Just about anyone who studied history in school knows about World War II. We have learned about the significant battles that took place in Europe, the battles that took place in Russia, and, of course, the bombing of Pearl Harbor which lead to the United States entering the war. What most of us do not hear a lot about is the fighting that took place in the Middle East and how difficult a time it was to keep the Axis powers out of Northern Africa. The Warramunga’s War by Greg Krater gives the reader a little more insight to the extent of the espionage that was perpetrated and required to stop the Axis troops from moving even further out of Europe. One of the details in The Warramunga’s War that I found particularly interesting was the fact that the high-tech radio equipment that was used by both the Allies and the Axis agents we purchased from the United States. As disconcerting as that detail was, I also know that realistically, the United States sold war materials to all sides. War is a booming business, and right or wrong, dollar signs help make decisions. Most of us (Americans) believe that if the Japanese had not bombed Pearl Harbor, the United States would have never entered the war. But what they fail to understand is that we were already involved, selling machinery, weapons, radios, etc. Just because we were not sending soldiers to the fighting lines does not mean that we were not already highly involved in the war. The Warramunga’s War by Greg Krater helps the reader see past the highly censored information that we are taught in text books about World War II and to realistically think about the implications of what might have been.

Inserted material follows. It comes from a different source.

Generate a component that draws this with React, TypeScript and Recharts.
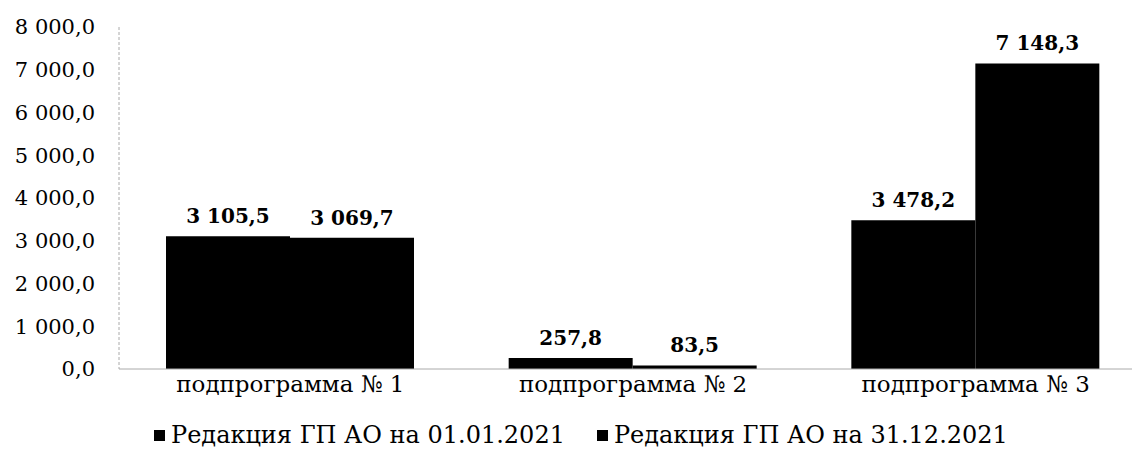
import { Bar, BarChart, LabelList, Legend, XAxis, YAxis } from 'recharts'

const categories = ['подпрограмма № 1', 'подпрограмма № 2', 'подпрограмма № 3']
const edition0101 = [3105.5, 257.8, 3478.2]
const edition3112 = [3069.7, 83.5, 7148.3]
const seriesNames = ['Редакция ГП АО на 01.01.2021', 'Редакция ГП АО на 31.12.2021']
const yTicks = [0, 1000, 2000, 3000, 4000, 5000, 6000, 7000, 8000]

const data = categories.map((name, i) => ({
  name,
  a: edition0101[i],
  b: edition3112[i],
}))

const font = '"DejaVu Serif", serif'

// 3105.5 -> "3 105,5"
const fmt = (v: number) => {
  const [int, dec] = v.toFixed(1).split('.')
  return int.replace(/\B(?=(\d{3})+(?!\d))/g, ' ') + ',' + dec
}

function LegendContent() {
  return (
    <div style={{ display: 'flex', fontFamily: font, fontSize: 24, color: '#000', lineHeight: '24px' }}>
      {seriesNames.map((n, i) => (
        <div key={n} style={{ display: 'flex', alignItems: 'center', marginRight: i === 0 ? 32 : 0 }}>
          <span style={{ width: 11, height: 11, background: '#000', marginRight: 6, display: 'inline-block' }} />
          <span>{n}</span>
        </div>
      ))}
    </div>
  )
}

export default function App() {
  return (
    <div style={{ position: 'absolute', left: 0, top: 0, width: 1132, height: 452, overflow: 'hidden', background: '#fff' }}>
      <BarChart
        width={1160}
        height={452}
        data={data}
        margin={{ top: 27, right: 13, left: 0, bottom: 29 }}
        barCategoryGap={47}
        barGap={0}
      >
        <XAxis
          dataKey='name'
          height={30}
          tickLine={false}
          tickSize={0}
          tickMargin={7}
          stroke='#aaaaaa'
          tick={{ fill: '#000', fontFamily: font, fontSize: 23 }}
        />
        <YAxis
          width={119}
          domain={[0, 8000]}
          ticks={yTicks}
          tickFormatter={fmt}
          tickLine={false}
          tickSize={0}
          tickMargin={24}
          stroke='#aaaaaa'
          strokeDasharray='3 2'
          tick={{ fill: '#000', fontFamily: font, fontSize: 21 }}
        />
        <Legend
          verticalAlign='bottom'
          content={<LegendContent />}
          wrapperStyle={{ top: 423, left: 154, height: 24, width: 'auto' }}
        />
        <Bar dataKey='a' name={seriesNames[0]} fill='#000' isAnimationActive={false}>
          <LabelList
            dataKey='a'
            position='top'
            offset={13}
            formatter={(v: any) => fmt(Number(v))}
            style={{ fill: '#000', fontFamily: font, fontSize: 20, fontWeight: 'bold' }}
          />
        </Bar>
        <Bar dataKey='b' name={seriesNames[1]} fill='#000' isAnimationActive={false}>
          <LabelList
            dataKey='b'
            position='top'
            offset={13}
            formatter={(v: any) => fmt(Number(v))}
            style={{ fill: '#000', fontFamily: font, fontSize: 20, fontWeight: 'bold' }}
          />
        </Bar>
      </BarChart>
    </div>
  )
}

The Warramunga’s War by Greg Krater is the first book in a trilogy and I am looking forward to seeing what the next two books hold. I assume that the author intends to use the same characters in the next two books and that they will not be referencing World War II, as this book ends after the war has ended. I am extremely curious to see what kinds of adventures Jaime and Jacko encounter in the future. Will they stay in Australia or will their investigations take them to more exotic places? I will be on the look-out for Book 2 of the trilogy.

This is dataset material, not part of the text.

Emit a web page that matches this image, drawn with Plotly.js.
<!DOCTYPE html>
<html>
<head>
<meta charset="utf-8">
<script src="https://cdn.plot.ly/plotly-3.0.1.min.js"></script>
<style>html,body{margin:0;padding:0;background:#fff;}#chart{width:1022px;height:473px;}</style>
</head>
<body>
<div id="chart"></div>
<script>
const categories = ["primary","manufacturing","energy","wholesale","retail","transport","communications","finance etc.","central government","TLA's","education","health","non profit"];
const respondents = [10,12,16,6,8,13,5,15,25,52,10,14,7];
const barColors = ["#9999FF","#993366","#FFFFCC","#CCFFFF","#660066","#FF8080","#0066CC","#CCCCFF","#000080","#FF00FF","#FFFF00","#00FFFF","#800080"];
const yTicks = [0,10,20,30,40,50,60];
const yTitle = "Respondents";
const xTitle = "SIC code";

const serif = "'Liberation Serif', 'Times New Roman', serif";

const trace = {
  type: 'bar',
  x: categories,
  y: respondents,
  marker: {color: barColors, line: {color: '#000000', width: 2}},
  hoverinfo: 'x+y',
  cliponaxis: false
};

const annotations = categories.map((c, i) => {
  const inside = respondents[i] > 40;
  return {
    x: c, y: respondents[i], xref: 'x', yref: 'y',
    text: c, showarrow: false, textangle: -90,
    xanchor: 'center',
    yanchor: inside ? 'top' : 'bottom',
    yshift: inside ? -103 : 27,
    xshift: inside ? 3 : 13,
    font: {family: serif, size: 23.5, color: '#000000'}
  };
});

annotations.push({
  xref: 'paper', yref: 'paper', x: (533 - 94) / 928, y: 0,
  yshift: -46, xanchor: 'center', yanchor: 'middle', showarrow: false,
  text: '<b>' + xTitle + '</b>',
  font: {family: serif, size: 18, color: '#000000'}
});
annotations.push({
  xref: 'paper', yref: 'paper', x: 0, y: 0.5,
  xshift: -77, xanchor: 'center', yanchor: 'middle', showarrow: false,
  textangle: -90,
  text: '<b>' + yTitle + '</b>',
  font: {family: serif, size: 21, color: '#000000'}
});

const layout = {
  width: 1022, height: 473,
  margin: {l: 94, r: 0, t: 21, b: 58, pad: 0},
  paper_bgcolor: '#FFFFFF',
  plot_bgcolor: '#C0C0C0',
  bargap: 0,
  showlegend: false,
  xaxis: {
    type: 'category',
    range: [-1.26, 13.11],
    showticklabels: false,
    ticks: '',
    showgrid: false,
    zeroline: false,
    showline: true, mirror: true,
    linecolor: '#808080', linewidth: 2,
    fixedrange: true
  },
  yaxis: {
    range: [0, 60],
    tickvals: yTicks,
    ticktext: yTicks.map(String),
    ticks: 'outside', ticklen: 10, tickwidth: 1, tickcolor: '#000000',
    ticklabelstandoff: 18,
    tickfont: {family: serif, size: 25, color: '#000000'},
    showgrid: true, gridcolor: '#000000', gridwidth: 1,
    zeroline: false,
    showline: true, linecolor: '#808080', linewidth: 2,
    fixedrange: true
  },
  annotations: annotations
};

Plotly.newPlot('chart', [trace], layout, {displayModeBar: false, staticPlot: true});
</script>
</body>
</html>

I read through this story very carefully and was unable to find more than one or two grammatical errors. The Warramunga’s War by Greg Krater seems to have been very professionally proofread and edited and the easy flow of the story shows. I give The Warramunga’s War by Greg Krater 4 out of 4 stars. I thoroughly enjoyed Krater’s writing style and ability to intermingle the historical aspects of World War II with enough fiction to keep a reader’s attention. I would recommend this book for anyone who enjoys Fiction as well as Historical reads. I believe even those who find history to be boring would enjoy The Warramunga’s War by Greg Krater because the story itself is interesting and has many exciting scenes that would appeal to readers across many genres.